→ **What the task requires**: Can you output the material exactly as written, minus any pictures it holds?
***** Material provided *****
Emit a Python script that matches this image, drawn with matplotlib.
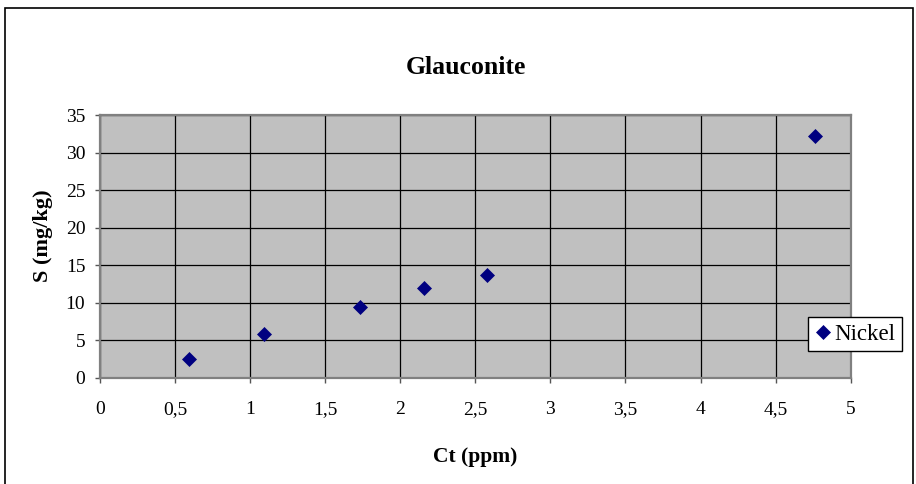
import matplotlib
matplotlib.use("Agg")
import matplotlib.pyplot as plt
from matplotlib.patches import Rectangle
from matplotlib.ticker import FuncFormatter, MultipleLocator

# data
ct_ppm = [0.59, 1.09, 1.73, 2.16, 2.58, 4.76]
s_mgkg = [2.5, 5.8, 9.4, 11.9, 13.7, 32.2]
series_name = "Nickel"
title = "Glauconite"
x_label = "Ct (ppm)"
y_label = "S (mg/kg)"

W, H = 916, 484
plt.rcParams["font.family"] = ["Liberation Serif", "DejaVu Serif"]

fig = plt.figure(figsize=(W / 100, H / 100), dpi=100)
fig.patch.set_facecolor("white")

# outer chart border (bottom edge falls outside the picture)
fig.add_artist(Rectangle((5 / W, -0.1), 908 / W, 1.1 - 8 / H,
                         transform=fig.transFigure, fill=False,
                         edgecolor="black", linewidth=1.2))

ax = fig.add_axes([100 / W, (H - 377.7) / H, 750.7 / W, 262.4 / H])
ax.set_facecolor("#c0c0c0")
ax.set_xlim(0, 5)
ax.set_ylim(0, 35)
ax.xaxis.set_major_locator(MultipleLocator(0.5))
ax.yaxis.set_major_locator(MultipleLocator(5))
fmt = FuncFormatter(lambda v, pos: ("%g" % v).replace(".", ","))
ax.xaxis.set_major_formatter(fmt)
ax.yaxis.set_major_formatter(fmt)
ax.grid(True, color="black", linewidth=0.9)
ax.set_axisbelow(True)
for sp in ax.spines.values():
    sp.set_color("#808080")
    sp.set_linewidth(1.6)
ax.tick_params(axis="both", direction="out", length=3.6, width=1,
               color="#555555", labelsize=14, labelcolor="black")
ax.tick_params(axis="x", pad=13)
ax.tick_params(axis="y", pad=7)

ax.plot(ct_ppm, s_mgkg, linestyle="none", marker="D", markersize=7.3,
        color="#000080", markeredgecolor="#000080", markeredgewidth=0.5,
        label=series_name, zorder=3)

fig.text(466 / W, 1 - 67 / H, title, ha="center", va="center",
         fontsize=18.5, fontweight="bold")
fig.text(475 / W, 1 - 457 / H, x_label, ha="center", va="center",
         fontsize=15.5, fontweight="bold")
fig.text(43 / W, 1 - 236 / H, y_label, ha="center", va="center",
         fontsize=16, fontweight="bold", rotation=90)

leg = ax.legend(loc="center", bbox_to_anchor=(855 / W, 1 - 334 / H),
                bbox_transform=fig.transFigure, fontsize=16.5,
                frameon=True, fancybox=False, framealpha=1,
                edgecolor="black", borderpad=0.3, handlelength=0.7,
                handletextpad=0.15, borderaxespad=0)
leg.get_frame().set_linewidth(1)

fig.savefig("out.png", dpi=100)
*****
→ **Task answer**:
Emit a Python script that matches this image, drawn with matplotlib.
import matplotlib
matplotlib.use("Agg")
import matplotlib.pyplot as plt
from matplotlib.patches import Rectangle
from matplotlib.ticker import FuncFormatter, MultipleLocator

# data
ct_ppm = [0.59, 1.09, 1.73, 2.16, 2.58, 4.76]
s_mgkg = [2.5, 5.8, 9.4, 11.9, 13.7, 32.2]
series_name = "Nickel"
title = "Glauconite"
x_label = "Ct (ppm)"
y_label = "S (mg/kg)"

W, H = 916, 484
plt.rcParams["font.family"] = ["Liberation Serif", "DejaVu Serif"]

fig = plt.figure(figsize=(W / 100, H / 100), dpi=100)
fig.patch.set_facecolor("white")

# outer chart border (bottom edge falls outside the picture)
fig.add_artist(Rectangle((5 / W, -0.1), 908 / W, 1.1 - 8 / H,
                         transform=fig.transFigure, fill=False,
                         edgecolor="black", linewidth=1.2))

ax = fig.add_axes([100 / W, (H - 377.7) / H, 750.7 / W, 262.4 / H])
ax.set_facecolor("#c0c0c0")
ax.set_xlim(0, 5)
ax.set_ylim(0, 35)
ax.xaxis.set_major_locator(MultipleLocator(0.5))
ax.yaxis.set_major_locator(MultipleLocator(5))
fmt = FuncFormatter(lambda v, pos: ("%g" % v).replace(".", ","))
ax.xaxis.set_major_formatter(fmt)
ax.yaxis.set_major_formatter(fmt)
ax.grid(True, color="black", linewidth=0.9)
ax.set_axisbelow(True)
for sp in ax.spines.values():
    sp.set_color("#808080")
    sp.set_linewidth(1.6)
ax.tick_params(axis="both", direction="out", length=3.6, width=1,
               color="#555555", labelsize=14, labelcolor="black")
ax.tick_params(axis="x", pad=13)
ax.tick_params(axis="y", pad=7)

ax.plot(ct_ppm, s_mgkg, linestyle="none", marker="D", markersize=7.3,
        color="#000080", markeredgecolor="#000080", markeredgewidth=0.5,
        label=series_name, zorder=3)

fig.text(466 / W, 1 - 67 / H, title, ha="center", va="center",
         fontsize=18.5, fontweight="bold")
fig.text(475 / W, 1 - 457 / H, x_label, ha="center", va="center",
         fontsize=15.5, fontweight="bold")
fig.text(43 / W, 1 - 236 / H, y_label, ha="center", va="center",
         fontsize=16, fontweight="bold", rotation=90)

leg = ax.legend(loc="center", bbox_to_anchor=(855 / W, 1 - 334 / H),
                bbox_transform=fig.transFigure, fontsize=16.5,
                frameon=True, fancybox=False, framealpha=1,
                edgecolor="black", borderpad=0.3, handlelength=0.7,
                handletextpad=0.15, borderaxespad=0)
leg.get_frame().set_linewidth(1)

fig.savefig("out.png", dpi=100)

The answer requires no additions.